Yes, the light she brought to so many lives will be irreplaceable, but the memories of Nancy will be joyful and unforgettable.
From the heart.
Recovery going well. All good inside my chest. The hard thing now is trying to stick with the surgeon’s advice to take three months off, whilst fighting an unexpected and irresistible urge to get back to work. I limbered up with a breakfast with Zoe Ball, Mel C and the amazing Jack Savoretti band, followed by a quiet rest on Mr. Norton’s sofa with The Rock and Dr Who and Kevin Hart and Harry Styles. And now I see that BBC One has scheduled Worzel Gummidge, in which I play the Green Man, just after Christmas.
So, amazingly, I’m suddenly quite busy. Just don’t tell my surgeon. Happy Christmas y’all!
This 2014 snap of dialogue recording for Terry Jones’ movie Absolutely Everything, offers a rare sighting of one of the most important members of the Monty Python team, our sound genius Andre Jacquemin (arranging the mikes) I first worked with Andre on commercials back in the late 1960’s. I’m still working with him today – recording commentary for the Clangers. He’s been the man behind the desk for so long, and produced such fantastic work, that it’s time for Andre to be unmasked!
Approaching the fourth week since my surgery. Terrific team at Bart’s Hospital opened me up, had a look around, found a second valve that needed attention, and now instead of feeling like an old Ford Anglia I’m well on my way to feeling like a one previous owner Golf GTI.

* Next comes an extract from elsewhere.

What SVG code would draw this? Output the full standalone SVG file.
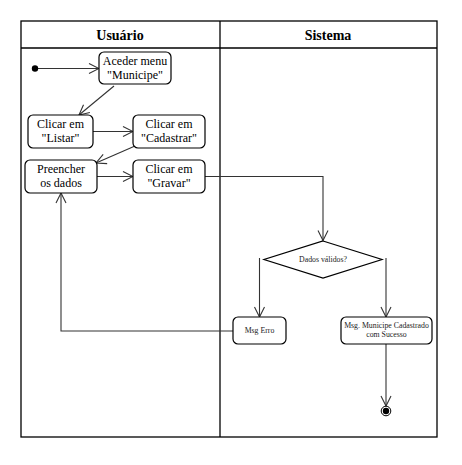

The operation took over four hours but I felt very little pain afterwards. Main problem now is trying hard not to do too much. My chest won’t really be ready for any gold medallions for at least six weeks, and I’m told the ticker, which enlarges to deal with the extra work-load from dysfunctional valves, may take a year to return to normal size. The upside is I have to take three months off work – doctor’s orders. Longest period without major work since I started in the biz in 1965. A chance to look around and see what others are doing. Which at the moment seems largely shouting at each other.
Thanks so much to all those who sent cards and left e-mail messages of encouragement. I’m sure you speeded up the recovery. Now, excuse me while I get back to doing nothing.

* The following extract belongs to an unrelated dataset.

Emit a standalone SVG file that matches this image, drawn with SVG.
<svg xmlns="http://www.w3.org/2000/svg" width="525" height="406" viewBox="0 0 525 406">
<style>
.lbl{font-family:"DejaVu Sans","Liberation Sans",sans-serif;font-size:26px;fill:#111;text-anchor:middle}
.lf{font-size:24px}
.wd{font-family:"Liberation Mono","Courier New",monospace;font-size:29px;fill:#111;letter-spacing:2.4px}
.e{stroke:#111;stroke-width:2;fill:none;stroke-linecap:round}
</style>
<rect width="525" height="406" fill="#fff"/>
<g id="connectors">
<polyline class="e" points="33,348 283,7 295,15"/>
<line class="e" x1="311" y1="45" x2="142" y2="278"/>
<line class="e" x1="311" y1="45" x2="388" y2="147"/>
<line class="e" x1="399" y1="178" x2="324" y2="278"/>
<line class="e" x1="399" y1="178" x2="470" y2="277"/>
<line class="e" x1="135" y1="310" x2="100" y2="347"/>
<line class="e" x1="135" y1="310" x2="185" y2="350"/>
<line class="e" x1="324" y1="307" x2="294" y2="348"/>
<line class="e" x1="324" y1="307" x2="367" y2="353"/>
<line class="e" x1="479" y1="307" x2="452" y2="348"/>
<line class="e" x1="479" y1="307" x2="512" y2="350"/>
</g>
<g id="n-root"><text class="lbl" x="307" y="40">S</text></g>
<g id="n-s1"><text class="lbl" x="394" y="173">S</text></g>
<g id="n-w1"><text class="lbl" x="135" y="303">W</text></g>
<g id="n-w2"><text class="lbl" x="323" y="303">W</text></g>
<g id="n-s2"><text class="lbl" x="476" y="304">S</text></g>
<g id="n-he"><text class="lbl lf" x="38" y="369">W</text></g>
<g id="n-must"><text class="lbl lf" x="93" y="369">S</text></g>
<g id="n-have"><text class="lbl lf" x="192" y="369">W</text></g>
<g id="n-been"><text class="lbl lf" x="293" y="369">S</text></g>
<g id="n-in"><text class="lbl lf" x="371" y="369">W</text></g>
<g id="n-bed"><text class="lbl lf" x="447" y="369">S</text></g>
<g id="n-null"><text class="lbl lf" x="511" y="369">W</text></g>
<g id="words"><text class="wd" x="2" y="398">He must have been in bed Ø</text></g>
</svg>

As you can see, I’m still very well, although my foot’s a bit swollen. It’s an odd feeling to be facing the most invasive operation of my life when the sun’s out and I’m looking forward to a glass of chilled white, but that’s the way it is at the moment. Having said that, I’m reminded that I’ve been for my last run for a while and climbing Everest is probably not a good idea until after they’ve done a puncture repair job on my mitral valve.
The North Korea Journal, my daily record of last year’s extraordinary trip to North Korea is being printed as I write and is set for publication on September 19th. That’s only a couple of weeks after I’ve been under the knife, which is why I had, very reluctantly, to cancel the North Korea Journal book tour in October. Many apologies to all who’d booked tickets. You’ll just have to go and see Mick Jagger instead.

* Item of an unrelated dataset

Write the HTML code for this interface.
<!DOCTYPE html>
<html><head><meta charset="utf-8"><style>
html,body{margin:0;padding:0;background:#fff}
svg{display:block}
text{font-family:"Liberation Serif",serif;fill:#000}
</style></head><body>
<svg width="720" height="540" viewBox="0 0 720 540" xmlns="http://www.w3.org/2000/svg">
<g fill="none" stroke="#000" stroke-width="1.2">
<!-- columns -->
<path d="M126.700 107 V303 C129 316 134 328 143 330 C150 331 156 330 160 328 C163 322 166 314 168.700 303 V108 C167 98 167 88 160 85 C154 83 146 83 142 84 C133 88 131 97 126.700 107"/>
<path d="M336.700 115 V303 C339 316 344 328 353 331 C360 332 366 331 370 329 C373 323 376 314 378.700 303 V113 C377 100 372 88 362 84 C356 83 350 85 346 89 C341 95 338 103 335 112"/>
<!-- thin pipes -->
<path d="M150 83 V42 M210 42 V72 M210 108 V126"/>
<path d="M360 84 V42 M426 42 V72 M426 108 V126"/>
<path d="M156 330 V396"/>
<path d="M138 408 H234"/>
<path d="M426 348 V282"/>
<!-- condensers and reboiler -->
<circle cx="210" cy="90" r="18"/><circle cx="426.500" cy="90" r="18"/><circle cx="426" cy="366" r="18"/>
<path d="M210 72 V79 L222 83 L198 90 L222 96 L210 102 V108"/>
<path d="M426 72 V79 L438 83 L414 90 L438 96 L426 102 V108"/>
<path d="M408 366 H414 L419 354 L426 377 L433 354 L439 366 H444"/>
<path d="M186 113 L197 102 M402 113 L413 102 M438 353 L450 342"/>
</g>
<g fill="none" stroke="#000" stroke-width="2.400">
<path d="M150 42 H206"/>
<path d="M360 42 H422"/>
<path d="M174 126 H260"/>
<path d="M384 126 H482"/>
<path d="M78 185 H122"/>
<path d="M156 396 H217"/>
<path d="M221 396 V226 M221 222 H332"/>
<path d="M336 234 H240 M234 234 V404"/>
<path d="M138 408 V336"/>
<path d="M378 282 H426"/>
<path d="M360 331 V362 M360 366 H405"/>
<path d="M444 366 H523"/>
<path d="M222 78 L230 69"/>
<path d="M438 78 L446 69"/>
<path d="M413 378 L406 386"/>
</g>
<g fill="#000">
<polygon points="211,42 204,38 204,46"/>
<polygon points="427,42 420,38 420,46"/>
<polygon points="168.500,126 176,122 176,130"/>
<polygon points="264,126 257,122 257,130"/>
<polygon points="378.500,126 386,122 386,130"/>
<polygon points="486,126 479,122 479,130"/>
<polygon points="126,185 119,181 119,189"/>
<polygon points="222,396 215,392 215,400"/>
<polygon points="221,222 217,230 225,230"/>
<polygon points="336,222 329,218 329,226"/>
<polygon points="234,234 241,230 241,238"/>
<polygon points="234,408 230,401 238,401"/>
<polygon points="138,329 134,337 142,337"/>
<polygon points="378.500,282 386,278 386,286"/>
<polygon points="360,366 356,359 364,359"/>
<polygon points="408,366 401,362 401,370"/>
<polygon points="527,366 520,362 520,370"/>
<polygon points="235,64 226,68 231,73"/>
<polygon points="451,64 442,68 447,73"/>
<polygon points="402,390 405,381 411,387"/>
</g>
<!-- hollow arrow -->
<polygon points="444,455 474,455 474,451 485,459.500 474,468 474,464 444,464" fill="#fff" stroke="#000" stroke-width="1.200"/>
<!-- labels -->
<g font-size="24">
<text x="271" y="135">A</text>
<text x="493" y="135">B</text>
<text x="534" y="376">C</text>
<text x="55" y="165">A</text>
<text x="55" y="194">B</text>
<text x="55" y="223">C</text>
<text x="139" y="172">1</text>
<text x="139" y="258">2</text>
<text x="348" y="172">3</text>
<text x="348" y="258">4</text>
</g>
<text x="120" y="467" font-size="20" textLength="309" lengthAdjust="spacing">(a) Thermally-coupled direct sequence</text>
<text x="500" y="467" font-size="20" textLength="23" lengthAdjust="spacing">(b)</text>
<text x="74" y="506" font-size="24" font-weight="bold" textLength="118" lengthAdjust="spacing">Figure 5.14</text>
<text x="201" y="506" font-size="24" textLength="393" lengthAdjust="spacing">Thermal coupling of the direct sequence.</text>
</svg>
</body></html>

1969 was quite a year. Not only did man walk on the Moon for the first time, but both the Clangers and Monty Python were born within a month of each other. And both are still employing me. I record the next batch of Clanger narrations later in the autumn, and, in the meantime, I’ve helped assemble some weird, wacky archive material for Python’s 50th birthday on Radio Four. Python as you’ve never heard it before.
I must obey doctor’s orders and give my repaired heart a month or two’s rest from work, but it won’t be easy for someone who gets twitchy taking a week off ! Watch out for Around The Sitting Room in Eighty Days or Boiled Eggs, an Illustrated History.
Enjoy what’s left of the summer once BA and Ryanair have been at it.